SKF's fourth-quarter results were in line with our expectations on revenue, down less than 1% organically year over year, but better on margins, expanding 290 basis points year over year. The full-year adjusted EBIT margin expanded by 50 basis points, and we expect the company to be able to retain these gains, due to cost savings achieved in 2020, with roughly half remaining permanent, and a continued recovery in demand. We are maintaining our SEK 175 fair value estimate. Our narrow moat rating remains intact.
Stock Analyst Note

SKF's third-quarter automotive division results beat our expectations on revenue and profitability, making a strong comeback from the second quarter, which was severely impaired by coronavirus-related restrictions.
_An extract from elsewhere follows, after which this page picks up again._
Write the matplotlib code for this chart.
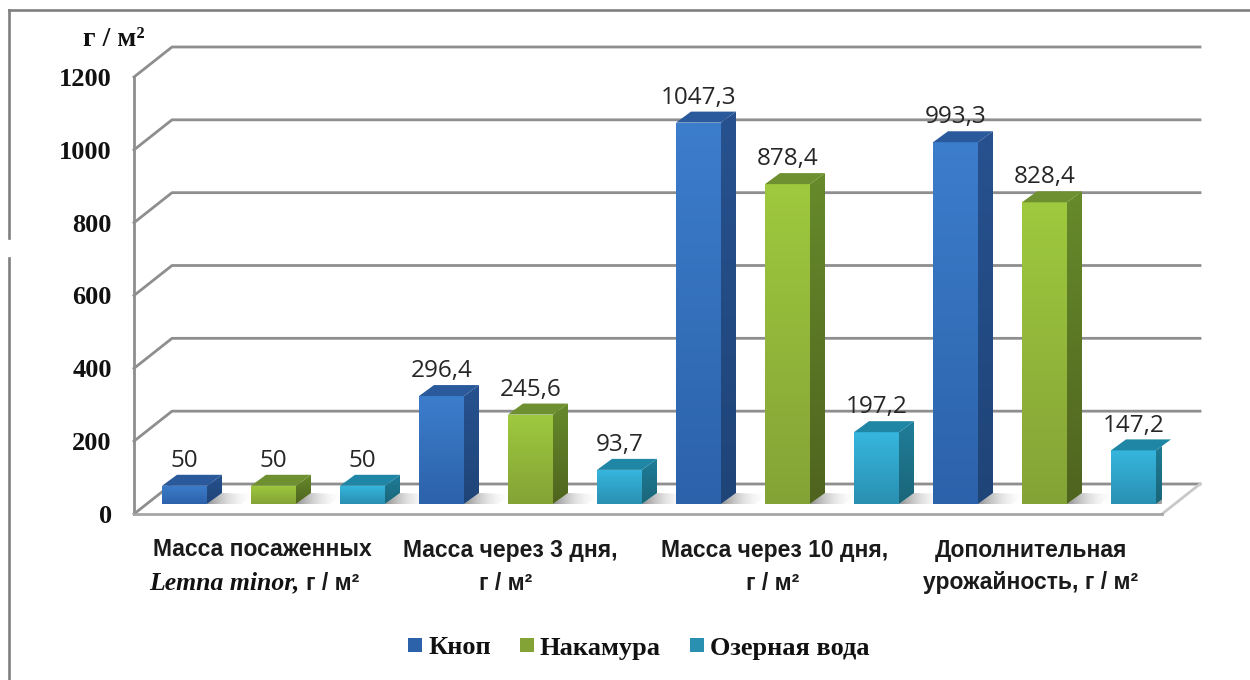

Third-quarter automotive demand increased particularly from trucks in Asia and light vehicles in North America, increasing utilization rates and partially reversing losses that the company booked in the division in the second quarter. The automotive revenue was down just under 1%, a positive result when considering divisional revenue was down 20% in the first nine months. The margin for automotive recovered quickly going from negative 19% in the second quarter to 5.5% in the third quarter. Outside automotive, demand from wind customers and in particular China was robust. However, general industry globally remains weak and the industrial division was more in line with our expectations. The industrial division's organic revenue was down 7% and the EBIT margin up 190 basis points year over year. We have made minor changes to our near-term forecasts and are maintaining our SEK 175 fair value estimate and narrow moat rating. Shares look fairly valued.
Stock Analyst Note

Not surprisingly, narrow-moat SKF's automotive division revenue and profits were hit by the coronavirus-related slowdown in the second quarter. The industrial division saw relatively less weakness. SKF's end markets are geared toward short-cycle swings in demand, with business proving resilient over time. Impressively, the company continues to invest in its business, where it sees the need for expanded capacity, namely in China. We maintain our SEK 175 fair value estimate, against which, the shares are fairly valued.